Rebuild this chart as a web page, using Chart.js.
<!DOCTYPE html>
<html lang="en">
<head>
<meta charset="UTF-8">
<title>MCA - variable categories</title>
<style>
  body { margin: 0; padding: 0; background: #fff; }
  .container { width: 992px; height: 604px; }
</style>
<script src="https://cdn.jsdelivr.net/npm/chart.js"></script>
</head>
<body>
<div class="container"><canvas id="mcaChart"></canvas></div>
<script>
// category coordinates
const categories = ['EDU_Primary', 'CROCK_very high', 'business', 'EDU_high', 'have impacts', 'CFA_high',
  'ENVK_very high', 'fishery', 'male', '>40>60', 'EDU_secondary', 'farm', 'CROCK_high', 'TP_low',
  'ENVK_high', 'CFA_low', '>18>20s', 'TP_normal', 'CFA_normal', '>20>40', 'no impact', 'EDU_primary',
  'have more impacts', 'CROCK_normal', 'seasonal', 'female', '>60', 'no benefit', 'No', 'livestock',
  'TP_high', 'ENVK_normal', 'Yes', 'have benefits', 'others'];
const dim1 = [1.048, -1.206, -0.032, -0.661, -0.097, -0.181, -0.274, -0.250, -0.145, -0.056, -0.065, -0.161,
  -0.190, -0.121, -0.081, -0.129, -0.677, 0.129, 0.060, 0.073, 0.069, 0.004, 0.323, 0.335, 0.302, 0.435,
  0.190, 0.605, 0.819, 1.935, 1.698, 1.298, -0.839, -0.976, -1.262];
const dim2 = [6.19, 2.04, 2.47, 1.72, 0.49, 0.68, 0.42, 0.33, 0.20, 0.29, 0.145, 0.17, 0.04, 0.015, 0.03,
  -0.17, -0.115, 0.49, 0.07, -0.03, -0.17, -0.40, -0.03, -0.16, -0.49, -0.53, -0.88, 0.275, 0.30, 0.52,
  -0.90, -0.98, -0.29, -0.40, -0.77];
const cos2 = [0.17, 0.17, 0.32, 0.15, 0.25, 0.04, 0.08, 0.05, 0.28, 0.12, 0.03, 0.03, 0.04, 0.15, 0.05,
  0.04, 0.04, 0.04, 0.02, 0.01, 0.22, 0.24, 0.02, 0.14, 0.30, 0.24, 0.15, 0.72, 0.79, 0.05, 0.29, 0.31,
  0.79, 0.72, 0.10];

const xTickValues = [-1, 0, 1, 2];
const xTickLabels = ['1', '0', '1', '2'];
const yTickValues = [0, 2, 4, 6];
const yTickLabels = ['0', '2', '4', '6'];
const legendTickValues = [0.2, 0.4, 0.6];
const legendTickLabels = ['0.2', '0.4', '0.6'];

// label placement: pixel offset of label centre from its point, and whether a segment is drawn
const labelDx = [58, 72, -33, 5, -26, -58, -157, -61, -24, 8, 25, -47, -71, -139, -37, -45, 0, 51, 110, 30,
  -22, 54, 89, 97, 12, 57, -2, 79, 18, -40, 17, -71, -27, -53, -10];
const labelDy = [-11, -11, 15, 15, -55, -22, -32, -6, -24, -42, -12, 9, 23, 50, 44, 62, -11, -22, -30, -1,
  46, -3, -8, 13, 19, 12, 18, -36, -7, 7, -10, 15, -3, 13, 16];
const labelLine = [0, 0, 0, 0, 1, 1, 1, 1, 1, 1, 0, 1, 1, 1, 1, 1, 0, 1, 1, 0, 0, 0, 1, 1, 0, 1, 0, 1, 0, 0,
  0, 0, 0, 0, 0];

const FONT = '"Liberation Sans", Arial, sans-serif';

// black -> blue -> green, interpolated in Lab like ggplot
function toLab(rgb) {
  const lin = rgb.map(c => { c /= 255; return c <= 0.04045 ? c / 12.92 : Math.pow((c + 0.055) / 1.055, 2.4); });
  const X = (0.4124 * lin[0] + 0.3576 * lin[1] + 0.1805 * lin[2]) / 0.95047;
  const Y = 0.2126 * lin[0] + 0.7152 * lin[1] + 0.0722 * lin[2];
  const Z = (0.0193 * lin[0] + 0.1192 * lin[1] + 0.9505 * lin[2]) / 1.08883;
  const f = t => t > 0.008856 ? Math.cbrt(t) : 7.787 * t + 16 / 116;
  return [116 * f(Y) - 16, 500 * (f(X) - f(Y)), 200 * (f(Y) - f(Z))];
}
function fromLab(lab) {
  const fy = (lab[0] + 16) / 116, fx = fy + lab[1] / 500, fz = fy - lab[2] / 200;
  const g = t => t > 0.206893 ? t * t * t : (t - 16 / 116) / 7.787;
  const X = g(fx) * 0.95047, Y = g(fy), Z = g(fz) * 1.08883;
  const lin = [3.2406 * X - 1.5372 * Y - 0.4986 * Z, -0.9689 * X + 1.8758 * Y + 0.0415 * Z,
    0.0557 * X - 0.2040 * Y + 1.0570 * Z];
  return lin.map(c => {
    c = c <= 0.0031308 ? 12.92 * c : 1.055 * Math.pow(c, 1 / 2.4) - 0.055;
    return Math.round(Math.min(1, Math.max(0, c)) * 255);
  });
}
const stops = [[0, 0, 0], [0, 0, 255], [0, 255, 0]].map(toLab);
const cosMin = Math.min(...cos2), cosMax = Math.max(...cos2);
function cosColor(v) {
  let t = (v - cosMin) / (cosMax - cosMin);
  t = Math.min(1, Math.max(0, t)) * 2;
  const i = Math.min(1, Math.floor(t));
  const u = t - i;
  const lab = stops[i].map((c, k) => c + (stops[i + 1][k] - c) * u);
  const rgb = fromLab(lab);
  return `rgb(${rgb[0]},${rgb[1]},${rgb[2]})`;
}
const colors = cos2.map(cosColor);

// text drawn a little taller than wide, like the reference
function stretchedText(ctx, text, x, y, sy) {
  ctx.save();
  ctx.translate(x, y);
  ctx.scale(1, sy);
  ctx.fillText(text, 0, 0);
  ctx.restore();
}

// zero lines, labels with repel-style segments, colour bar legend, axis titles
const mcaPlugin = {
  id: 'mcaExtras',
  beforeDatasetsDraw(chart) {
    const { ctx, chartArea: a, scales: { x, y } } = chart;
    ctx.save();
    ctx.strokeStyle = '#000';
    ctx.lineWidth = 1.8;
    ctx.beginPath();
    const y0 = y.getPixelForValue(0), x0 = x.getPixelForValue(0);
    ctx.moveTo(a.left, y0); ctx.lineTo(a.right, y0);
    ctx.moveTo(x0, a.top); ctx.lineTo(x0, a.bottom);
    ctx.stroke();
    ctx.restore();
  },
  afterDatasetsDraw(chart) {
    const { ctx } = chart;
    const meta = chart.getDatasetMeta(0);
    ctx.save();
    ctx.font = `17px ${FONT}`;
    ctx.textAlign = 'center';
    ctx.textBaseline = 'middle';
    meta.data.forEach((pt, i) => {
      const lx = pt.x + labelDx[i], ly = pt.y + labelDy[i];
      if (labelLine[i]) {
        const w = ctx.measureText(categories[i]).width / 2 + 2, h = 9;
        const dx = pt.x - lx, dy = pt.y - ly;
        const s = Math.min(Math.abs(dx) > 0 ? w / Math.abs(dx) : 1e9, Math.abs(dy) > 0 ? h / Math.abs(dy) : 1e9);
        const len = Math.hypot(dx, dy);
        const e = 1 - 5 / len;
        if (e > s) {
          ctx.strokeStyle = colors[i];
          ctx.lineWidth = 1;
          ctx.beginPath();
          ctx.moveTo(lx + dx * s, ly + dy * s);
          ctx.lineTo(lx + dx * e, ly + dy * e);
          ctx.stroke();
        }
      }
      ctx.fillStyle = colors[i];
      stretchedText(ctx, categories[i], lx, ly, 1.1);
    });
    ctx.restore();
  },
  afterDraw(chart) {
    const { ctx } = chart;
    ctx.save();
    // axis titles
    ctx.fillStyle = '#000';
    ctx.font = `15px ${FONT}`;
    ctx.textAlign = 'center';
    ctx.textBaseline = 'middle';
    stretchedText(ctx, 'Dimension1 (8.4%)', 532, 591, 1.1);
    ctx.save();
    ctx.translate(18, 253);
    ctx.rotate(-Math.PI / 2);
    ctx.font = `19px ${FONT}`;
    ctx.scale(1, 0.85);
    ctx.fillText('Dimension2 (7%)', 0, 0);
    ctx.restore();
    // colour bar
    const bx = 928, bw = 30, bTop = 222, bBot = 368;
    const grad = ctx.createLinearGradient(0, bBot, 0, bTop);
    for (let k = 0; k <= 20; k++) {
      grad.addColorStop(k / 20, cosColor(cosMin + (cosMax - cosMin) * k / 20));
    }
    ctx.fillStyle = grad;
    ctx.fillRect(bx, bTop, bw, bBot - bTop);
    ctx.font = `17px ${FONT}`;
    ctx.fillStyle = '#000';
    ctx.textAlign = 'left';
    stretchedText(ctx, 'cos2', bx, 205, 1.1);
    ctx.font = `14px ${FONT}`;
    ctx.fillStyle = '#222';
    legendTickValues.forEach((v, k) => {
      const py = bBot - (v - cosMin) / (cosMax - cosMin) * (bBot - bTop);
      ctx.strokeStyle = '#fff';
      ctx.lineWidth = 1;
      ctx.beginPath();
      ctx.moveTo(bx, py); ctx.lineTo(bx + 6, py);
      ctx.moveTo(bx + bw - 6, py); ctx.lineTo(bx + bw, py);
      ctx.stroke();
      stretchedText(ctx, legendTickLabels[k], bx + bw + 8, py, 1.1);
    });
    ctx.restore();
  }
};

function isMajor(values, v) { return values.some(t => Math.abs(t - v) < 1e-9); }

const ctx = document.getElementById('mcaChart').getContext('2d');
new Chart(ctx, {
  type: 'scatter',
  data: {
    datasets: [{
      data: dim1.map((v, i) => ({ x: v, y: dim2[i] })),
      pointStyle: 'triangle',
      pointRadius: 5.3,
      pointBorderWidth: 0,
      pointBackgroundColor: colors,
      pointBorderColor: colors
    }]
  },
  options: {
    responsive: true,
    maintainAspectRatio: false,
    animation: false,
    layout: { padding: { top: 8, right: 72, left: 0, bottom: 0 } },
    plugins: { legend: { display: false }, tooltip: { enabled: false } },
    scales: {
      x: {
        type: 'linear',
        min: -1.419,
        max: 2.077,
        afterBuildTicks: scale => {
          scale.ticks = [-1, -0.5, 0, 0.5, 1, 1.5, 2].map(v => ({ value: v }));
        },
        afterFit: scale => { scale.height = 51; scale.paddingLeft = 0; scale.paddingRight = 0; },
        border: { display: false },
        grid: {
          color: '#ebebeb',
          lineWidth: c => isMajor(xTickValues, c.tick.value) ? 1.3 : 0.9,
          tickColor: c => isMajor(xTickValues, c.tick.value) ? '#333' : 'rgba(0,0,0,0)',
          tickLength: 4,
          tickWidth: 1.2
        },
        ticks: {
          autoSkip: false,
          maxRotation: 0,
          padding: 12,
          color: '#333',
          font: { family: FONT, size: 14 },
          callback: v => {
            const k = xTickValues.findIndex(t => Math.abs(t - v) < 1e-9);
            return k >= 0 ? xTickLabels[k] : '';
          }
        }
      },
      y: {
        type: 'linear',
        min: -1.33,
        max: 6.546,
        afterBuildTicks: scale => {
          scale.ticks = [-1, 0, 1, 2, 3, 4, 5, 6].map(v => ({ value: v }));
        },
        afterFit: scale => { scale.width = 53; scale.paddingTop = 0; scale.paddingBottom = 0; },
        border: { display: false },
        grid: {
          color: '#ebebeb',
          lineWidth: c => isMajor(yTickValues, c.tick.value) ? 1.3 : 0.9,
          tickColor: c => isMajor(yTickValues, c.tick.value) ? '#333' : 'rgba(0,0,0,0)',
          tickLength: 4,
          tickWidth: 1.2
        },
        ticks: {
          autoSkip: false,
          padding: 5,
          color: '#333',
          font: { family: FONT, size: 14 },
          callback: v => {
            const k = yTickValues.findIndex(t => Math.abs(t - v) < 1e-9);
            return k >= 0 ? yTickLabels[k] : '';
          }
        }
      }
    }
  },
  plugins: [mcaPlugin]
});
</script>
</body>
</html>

# # # # #

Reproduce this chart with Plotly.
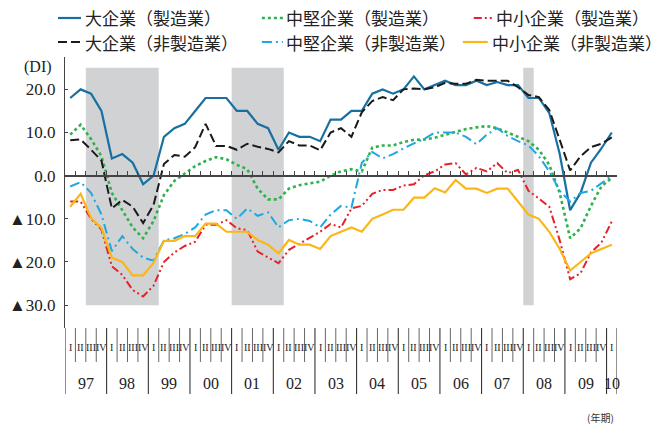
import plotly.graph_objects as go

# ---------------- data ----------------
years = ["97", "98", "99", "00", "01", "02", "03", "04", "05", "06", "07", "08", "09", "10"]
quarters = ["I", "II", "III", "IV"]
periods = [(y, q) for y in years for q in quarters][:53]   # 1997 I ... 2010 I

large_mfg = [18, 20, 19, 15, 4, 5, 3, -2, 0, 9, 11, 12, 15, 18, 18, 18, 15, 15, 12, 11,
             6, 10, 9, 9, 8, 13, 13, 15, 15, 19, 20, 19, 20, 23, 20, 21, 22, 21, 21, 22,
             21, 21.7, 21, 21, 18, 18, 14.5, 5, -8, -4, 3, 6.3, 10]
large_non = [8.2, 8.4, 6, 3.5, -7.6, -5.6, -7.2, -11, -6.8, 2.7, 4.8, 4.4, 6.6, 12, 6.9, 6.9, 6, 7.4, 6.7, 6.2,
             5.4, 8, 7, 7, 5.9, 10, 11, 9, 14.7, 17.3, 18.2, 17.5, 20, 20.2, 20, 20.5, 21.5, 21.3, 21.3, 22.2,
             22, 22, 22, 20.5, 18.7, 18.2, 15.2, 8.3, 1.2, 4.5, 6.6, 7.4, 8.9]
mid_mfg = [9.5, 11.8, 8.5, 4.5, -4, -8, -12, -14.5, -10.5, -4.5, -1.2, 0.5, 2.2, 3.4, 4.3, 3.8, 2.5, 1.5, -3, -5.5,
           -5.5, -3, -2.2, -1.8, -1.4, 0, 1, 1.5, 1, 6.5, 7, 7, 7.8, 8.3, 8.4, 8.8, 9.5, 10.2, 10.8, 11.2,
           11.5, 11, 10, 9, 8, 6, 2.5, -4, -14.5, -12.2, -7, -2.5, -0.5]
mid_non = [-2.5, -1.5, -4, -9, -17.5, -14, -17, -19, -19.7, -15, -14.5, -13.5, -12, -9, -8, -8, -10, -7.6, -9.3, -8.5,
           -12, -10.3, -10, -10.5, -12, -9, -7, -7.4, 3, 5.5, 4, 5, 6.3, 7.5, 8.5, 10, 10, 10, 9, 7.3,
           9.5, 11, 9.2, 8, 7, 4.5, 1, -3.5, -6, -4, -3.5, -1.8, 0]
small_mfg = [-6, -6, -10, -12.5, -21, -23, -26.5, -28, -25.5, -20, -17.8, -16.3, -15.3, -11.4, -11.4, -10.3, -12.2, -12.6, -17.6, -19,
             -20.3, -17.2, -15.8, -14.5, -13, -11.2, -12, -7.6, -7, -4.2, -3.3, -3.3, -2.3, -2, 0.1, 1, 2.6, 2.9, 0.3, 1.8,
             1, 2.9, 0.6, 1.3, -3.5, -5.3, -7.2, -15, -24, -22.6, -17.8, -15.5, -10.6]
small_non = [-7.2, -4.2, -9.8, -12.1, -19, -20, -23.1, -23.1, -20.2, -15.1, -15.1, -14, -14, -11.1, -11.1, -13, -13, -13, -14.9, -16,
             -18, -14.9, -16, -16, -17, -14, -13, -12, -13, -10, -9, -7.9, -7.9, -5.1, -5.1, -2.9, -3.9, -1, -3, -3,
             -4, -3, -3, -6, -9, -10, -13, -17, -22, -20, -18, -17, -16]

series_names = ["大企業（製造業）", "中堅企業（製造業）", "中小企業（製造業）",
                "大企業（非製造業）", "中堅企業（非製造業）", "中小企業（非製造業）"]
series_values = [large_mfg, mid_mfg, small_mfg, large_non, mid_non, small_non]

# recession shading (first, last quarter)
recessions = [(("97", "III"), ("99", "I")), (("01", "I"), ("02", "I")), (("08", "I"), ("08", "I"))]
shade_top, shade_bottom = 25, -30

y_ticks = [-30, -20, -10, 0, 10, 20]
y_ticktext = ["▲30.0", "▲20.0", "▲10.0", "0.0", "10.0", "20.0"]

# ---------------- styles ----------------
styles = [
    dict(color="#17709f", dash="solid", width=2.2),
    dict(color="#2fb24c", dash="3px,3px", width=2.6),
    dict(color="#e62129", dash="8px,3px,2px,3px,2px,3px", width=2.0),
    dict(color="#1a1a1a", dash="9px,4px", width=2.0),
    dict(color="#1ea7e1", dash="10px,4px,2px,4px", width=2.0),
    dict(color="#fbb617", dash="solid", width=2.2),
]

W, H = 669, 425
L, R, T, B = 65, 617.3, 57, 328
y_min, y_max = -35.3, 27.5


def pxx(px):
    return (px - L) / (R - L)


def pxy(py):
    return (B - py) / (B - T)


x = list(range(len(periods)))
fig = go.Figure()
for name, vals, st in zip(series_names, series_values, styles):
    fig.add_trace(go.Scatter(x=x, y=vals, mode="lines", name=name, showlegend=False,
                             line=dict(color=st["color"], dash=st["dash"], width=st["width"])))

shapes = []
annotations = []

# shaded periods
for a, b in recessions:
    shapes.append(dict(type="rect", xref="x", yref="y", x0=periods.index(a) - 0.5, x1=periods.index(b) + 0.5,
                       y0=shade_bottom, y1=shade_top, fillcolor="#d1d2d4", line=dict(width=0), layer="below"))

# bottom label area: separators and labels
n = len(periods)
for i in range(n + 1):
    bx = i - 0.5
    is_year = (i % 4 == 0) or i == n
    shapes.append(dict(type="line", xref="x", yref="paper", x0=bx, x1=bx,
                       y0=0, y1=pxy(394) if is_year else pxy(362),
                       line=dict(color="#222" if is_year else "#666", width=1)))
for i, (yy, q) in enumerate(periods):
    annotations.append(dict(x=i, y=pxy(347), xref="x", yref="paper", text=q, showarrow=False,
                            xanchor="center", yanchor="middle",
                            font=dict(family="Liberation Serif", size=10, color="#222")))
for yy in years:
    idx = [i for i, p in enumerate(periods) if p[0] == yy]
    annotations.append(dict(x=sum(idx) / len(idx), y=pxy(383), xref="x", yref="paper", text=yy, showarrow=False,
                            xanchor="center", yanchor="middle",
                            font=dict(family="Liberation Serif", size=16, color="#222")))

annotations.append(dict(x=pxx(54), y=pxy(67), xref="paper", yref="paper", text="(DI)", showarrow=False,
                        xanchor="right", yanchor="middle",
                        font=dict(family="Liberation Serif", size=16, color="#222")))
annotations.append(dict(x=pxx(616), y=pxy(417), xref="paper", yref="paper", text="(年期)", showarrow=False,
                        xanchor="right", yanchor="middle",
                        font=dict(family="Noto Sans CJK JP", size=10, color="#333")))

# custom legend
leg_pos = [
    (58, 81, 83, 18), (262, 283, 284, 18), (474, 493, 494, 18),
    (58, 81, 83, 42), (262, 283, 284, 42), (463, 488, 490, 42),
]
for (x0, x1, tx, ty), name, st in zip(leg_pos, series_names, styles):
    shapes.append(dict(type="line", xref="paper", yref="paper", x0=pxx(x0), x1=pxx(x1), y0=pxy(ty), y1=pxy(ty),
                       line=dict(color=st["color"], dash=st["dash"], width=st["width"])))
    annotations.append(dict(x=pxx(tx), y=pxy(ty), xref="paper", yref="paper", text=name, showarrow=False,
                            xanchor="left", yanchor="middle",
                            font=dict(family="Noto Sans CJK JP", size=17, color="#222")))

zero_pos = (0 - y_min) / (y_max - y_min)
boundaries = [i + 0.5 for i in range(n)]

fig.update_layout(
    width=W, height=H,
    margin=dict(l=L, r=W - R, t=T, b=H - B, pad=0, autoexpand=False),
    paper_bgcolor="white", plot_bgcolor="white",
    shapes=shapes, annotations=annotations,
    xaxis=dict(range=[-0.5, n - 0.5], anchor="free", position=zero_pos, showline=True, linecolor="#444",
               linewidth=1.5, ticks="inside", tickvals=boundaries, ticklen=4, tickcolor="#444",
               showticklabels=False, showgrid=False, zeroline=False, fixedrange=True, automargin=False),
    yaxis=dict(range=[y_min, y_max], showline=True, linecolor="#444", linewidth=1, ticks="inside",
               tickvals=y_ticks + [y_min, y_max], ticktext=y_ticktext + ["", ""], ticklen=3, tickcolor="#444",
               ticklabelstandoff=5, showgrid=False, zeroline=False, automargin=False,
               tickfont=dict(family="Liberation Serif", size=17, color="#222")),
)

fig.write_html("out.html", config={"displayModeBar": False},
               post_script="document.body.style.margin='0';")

# # # # #

AIM OF THE TASK:
Your task is to reproduce only the lines from the one with "Reproduce this chart with Plotly." through the one with "periods = [(y, q)", keeping both ends. Skip every picture.

EXPECTED ANSWER:
Reproduce this chart with Plotly.
import plotly.graph_objects as go

# ---------------- data ----------------
years = ["97", "98", "99", "00", "01", "02", "03", "04", "05", "06", "07", "08", "09", "10"]
quarters = ["I", "II", "III", "IV"]
periods = [(y, q) for y in years for q in quarters][:53]   # 1997 I ... 2010 I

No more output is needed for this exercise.